Tous ces facteurs doivent être pris en compte si une opération de communication, surtout si elle utilise les relations presse, envisage de surfer sur une marée éditoriale. C’est en tout cas une réflexion classique que l’on retrouve parmi les top 10 agences relations presse, où de telles opérations de communications sont régulièrement montées.
IV. Relations presse & marée éditoriale : opportunité ou piège ?
Comment s’y insérer intelligemment ?
- Avoir un angle distinctif : proposer une lecture nouvelle, une donnée vérifiée ou une expertise rare.
- Se montrer réactif mais sobre : envoyer un brief clair aux journalistes en expliquant pourquoi votre porte-parole est utile à ce moment-là.
- Utiliser les bons formats : un format court, une citation prête à l’emploi ou une tribune bien calibrée.
Ce qu’il faut à tout prix éviter dans une marée éditoriale
- La récupération malvenue : vouloir s’immiscer dans une marée sans lien réel avec votre activité ou votre mission.
- L’opportunisme éhonté : sur des sujets sensibles (violences, attentats, catastrophes), toute prise de parole commerciale est à proscrire.
- Harceler les journalistes : en période de marée, leur charge de travail explose.

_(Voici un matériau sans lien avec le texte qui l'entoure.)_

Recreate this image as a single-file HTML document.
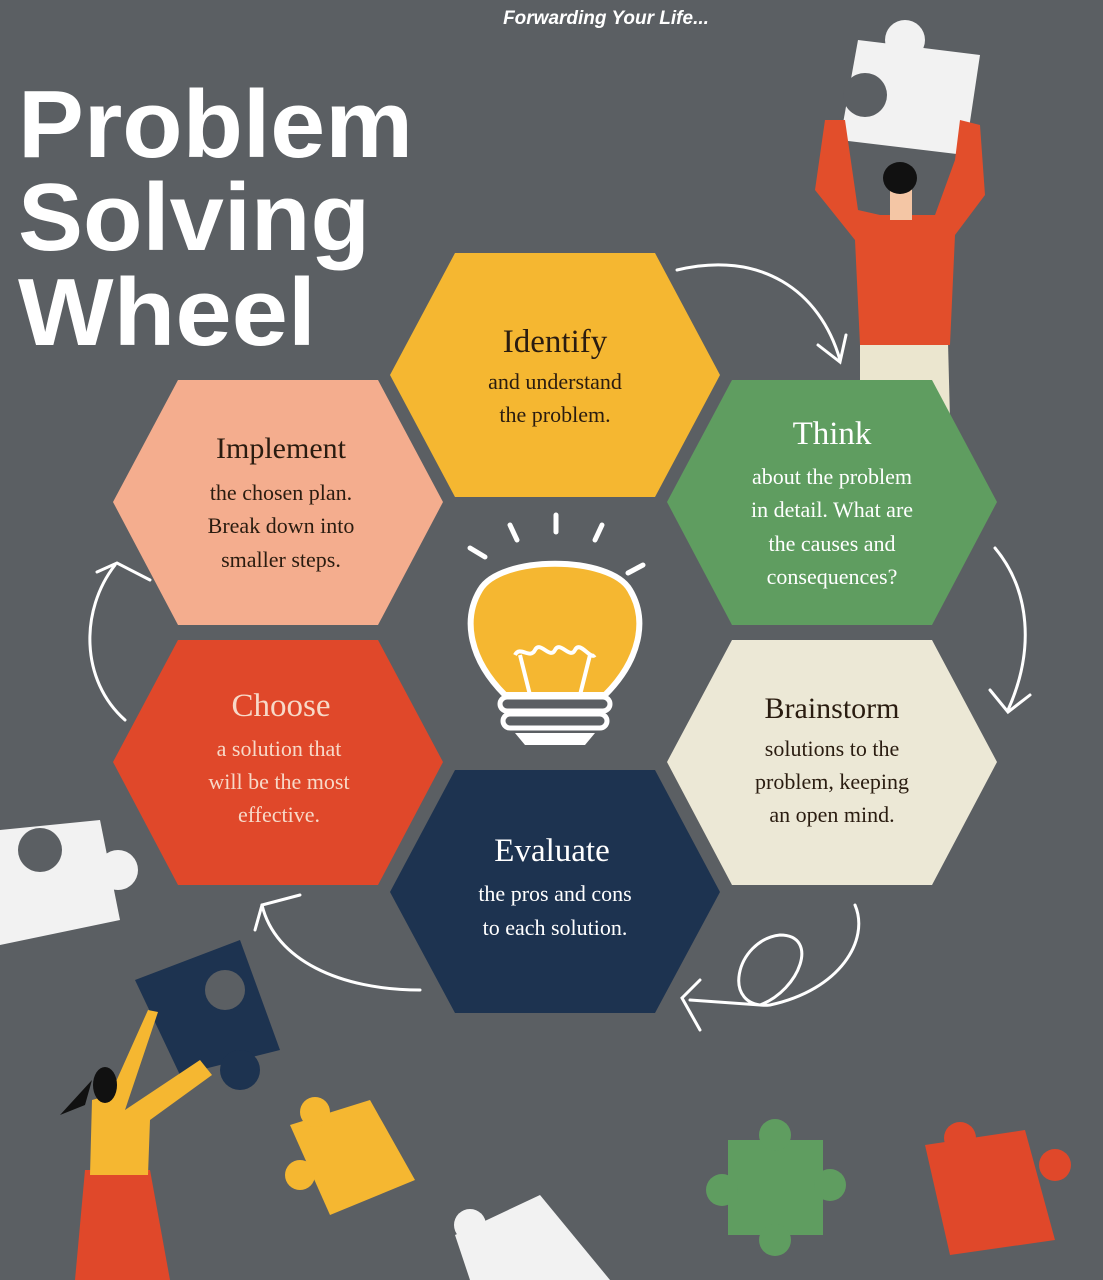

Un contact ciblé vaut mieux qu’une relance à la chaîne.
Conclusion
La marée éditoriale est un révélateur des tensions et des centres d’intérêt d’une société. Pour les communicants, elle n’est ni un tsunami à fuir ni une vague à surfer à tout prix. C’est un phénomène à observer avec finesse, à comprendre dans sa dynamique, et à aborder avec une posture éthique, adaptée, et utile au débat public. Car dans une marée, ce qui compte vraiment, c’est de savoir nager à contre-courant… quand c’est nécessaire.